• WORK TO COMPLETE:
Leave out the pictures; transcribe all else exactly.

• GIVEN DATA:
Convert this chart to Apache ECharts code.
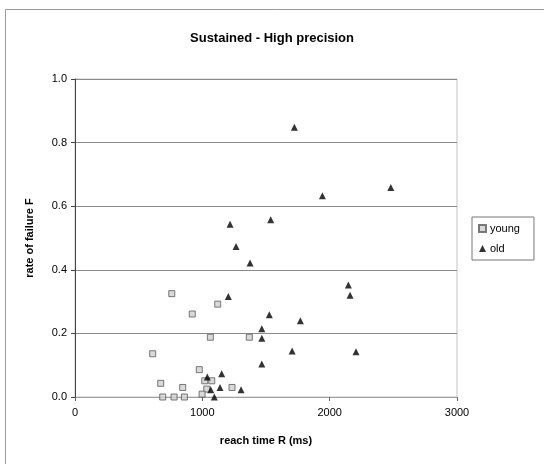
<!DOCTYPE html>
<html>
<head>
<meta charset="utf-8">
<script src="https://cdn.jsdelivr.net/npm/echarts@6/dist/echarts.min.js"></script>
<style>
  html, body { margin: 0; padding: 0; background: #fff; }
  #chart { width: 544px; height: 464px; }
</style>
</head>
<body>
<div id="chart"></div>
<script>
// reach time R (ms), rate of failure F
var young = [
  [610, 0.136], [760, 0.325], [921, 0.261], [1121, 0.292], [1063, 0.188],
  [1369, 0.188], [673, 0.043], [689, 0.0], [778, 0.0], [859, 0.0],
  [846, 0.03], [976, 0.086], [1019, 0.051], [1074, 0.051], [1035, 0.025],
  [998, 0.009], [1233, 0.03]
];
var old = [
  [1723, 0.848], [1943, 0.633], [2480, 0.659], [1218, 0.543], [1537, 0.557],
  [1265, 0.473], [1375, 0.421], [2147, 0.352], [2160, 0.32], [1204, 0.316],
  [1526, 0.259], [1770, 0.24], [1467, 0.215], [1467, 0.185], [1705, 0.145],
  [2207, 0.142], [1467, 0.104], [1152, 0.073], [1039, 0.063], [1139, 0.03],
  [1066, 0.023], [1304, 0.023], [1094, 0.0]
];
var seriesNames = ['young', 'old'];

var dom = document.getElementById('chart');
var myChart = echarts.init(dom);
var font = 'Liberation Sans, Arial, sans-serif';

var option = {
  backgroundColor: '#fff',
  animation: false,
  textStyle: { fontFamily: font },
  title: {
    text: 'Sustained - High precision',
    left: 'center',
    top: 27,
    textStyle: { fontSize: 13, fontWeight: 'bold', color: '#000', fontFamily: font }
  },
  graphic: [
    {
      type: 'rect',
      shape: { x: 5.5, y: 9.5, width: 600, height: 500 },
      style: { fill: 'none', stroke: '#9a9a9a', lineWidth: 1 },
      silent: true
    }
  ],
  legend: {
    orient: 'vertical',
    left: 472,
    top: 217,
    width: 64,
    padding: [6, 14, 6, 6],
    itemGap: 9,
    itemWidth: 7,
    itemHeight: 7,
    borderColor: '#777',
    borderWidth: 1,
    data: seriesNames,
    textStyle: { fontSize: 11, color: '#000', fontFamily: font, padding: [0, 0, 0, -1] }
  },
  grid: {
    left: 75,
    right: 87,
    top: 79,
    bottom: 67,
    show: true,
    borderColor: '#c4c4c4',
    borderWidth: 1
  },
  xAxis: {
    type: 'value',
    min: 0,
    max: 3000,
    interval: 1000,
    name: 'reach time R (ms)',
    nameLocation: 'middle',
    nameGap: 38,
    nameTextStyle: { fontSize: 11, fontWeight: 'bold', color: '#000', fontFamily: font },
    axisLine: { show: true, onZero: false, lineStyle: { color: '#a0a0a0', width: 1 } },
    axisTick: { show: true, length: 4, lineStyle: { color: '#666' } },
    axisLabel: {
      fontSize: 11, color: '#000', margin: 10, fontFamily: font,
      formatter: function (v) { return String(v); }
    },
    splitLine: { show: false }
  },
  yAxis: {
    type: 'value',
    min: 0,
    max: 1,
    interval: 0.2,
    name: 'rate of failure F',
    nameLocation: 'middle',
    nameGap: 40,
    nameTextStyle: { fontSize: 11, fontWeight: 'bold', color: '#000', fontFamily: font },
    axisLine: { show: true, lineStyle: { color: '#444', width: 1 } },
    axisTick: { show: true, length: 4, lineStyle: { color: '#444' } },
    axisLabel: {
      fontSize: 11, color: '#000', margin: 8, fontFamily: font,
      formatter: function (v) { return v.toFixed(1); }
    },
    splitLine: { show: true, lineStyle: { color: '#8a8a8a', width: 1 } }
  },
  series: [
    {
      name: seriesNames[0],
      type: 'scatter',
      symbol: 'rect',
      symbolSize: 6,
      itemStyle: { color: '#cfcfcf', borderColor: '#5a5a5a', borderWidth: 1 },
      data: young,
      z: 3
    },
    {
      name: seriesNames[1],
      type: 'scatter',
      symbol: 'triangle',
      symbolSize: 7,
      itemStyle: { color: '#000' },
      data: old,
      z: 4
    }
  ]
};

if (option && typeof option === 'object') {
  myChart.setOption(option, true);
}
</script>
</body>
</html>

• WRITTEN SOLUTION:
Convert this chart to Apache ECharts code.
<!DOCTYPE html>
<html>
<head>
<meta charset="utf-8">
<script src="https://cdn.jsdelivr.net/npm/echarts@6/dist/echarts.min.js"></script>
<style>
  html, body { margin: 0; padding: 0; background: #fff; }
  #chart { width: 544px; height: 464px; }
</style>
</head>
<body>
<div id="chart"></div>
<script>
// reach time R (ms), rate of failure F
var young = [
  [610, 0.136], [760, 0.325], [921, 0.261], [1121, 0.292], [1063, 0.188],
  [1369, 0.188], [673, 0.043], [689, 0.0], [778, 0.0], [859, 0.0],
  [846, 0.03], [976, 0.086], [1019, 0.051], [1074, 0.051], [1035, 0.025],
  [998, 0.009], [1233, 0.03]
];
var old = [
  [1723, 0.848], [1943, 0.633], [2480, 0.659], [1218, 0.543], [1537, 0.557],
  [1265, 0.473], [1375, 0.421], [2147, 0.352], [2160, 0.32], [1204, 0.316],
  [1526, 0.259], [1770, 0.24], [1467, 0.215], [1467, 0.185], [1705, 0.145],
  [2207, 0.142], [1467, 0.104], [1152, 0.073], [1039, 0.063], [1139, 0.03],
  [1066, 0.023], [1304, 0.023], [1094, 0.0]
];
var seriesNames = ['young', 'old'];

var dom = document.getElementById('chart');
var myChart = echarts.init(dom);
var font = 'Liberation Sans, Arial, sans-serif';

var option = {
  backgroundColor: '#fff',
  animation: false,
  textStyle: { fontFamily: font },
  title: {
    text: 'Sustained - High precision',
    left: 'center',
    top: 27,
    textStyle: { fontSize: 13, fontWeight: 'bold', color: '#000', fontFamily: font }
  },
  graphic: [
    {
      type: 'rect',
      shape: { x: 5.5, y: 9.5, width: 600, height: 500 },
      style: { fill: 'none', stroke: '#9a9a9a', lineWidth: 1 },
      silent: true
    }
  ],
  legend: {
    orient: 'vertical',
    left: 472,
    top: 217,
    width: 64,
    padding: [6, 14, 6, 6],
    itemGap: 9,
    itemWidth: 7,
    itemHeight: 7,
    borderColor: '#777',
    borderWidth: 1,
    data: seriesNames,
    textStyle: { fontSize: 11, color: '#000', fontFamily: font, padding: [0, 0, 0, -1] }
  },
  grid: {
    left: 75,
    right: 87,
    top: 79,
    bottom: 67,
    show: true,
    borderColor: '#c4c4c4',
    borderWidth: 1
  },
  xAxis: {
    type: 'value',
    min: 0,
    max: 3000,
    interval: 1000,
    name: 'reach time R (ms)',
    nameLocation: 'middle',
    nameGap: 38,
    nameTextStyle: { fontSize: 11, fontWeight: 'bold', color: '#000', fontFamily: font },
    axisLine: { show: true, onZero: false, lineStyle: { color: '#a0a0a0', width: 1 } },
    axisTick: { show: true, length: 4, lineStyle: { color: '#666' } },
    axisLabel: {
      fontSize: 11, color: '#000', margin: 10, fontFamily: font,
      formatter: function (v) { return String(v); }
    },
    splitLine: { show: false }
  },
  yAxis: {
    type: 'value',
    min: 0,
    max: 1,
    interval: 0.2,
    name: 'rate of failure F',
    nameLocation: 'middle',
    nameGap: 40,
    nameTextStyle: { fontSize: 11, fontWeight: 'bold', color: '#000', fontFamily: font },
    axisLine: { show: true, lineStyle: { color: '#444', width: 1 } },
    axisTick: { show: true, length: 4, lineStyle: { color: '#444' } },
    axisLabel: {
      fontSize: 11, color: '#000', margin: 8, fontFamily: font,
      formatter: function (v) { return v.toFixed(1); }
    },
    splitLine: { show: true, lineStyle: { color: '#8a8a8a', width: 1 } }
  },
  series: [
    {
      name: seriesNames[0],
      type: 'scatter',
      symbol: 'rect',
      symbolSize: 6,
      itemStyle: { color: '#cfcfcf', borderColor: '#5a5a5a', borderWidth: 1 },
      data: young,
      z: 3
    },
    {
      name: seriesNames[1],
      type: 'scatter',
      symbol: 'triangle',
      symbolSize: 7,
      itemStyle: { color: '#000' },
      data: old,
      z: 4
    }
  ]
};

if (option && typeof option === 'object') {
  myChart.setOption(option, true);
}
</script>
</body>
</html>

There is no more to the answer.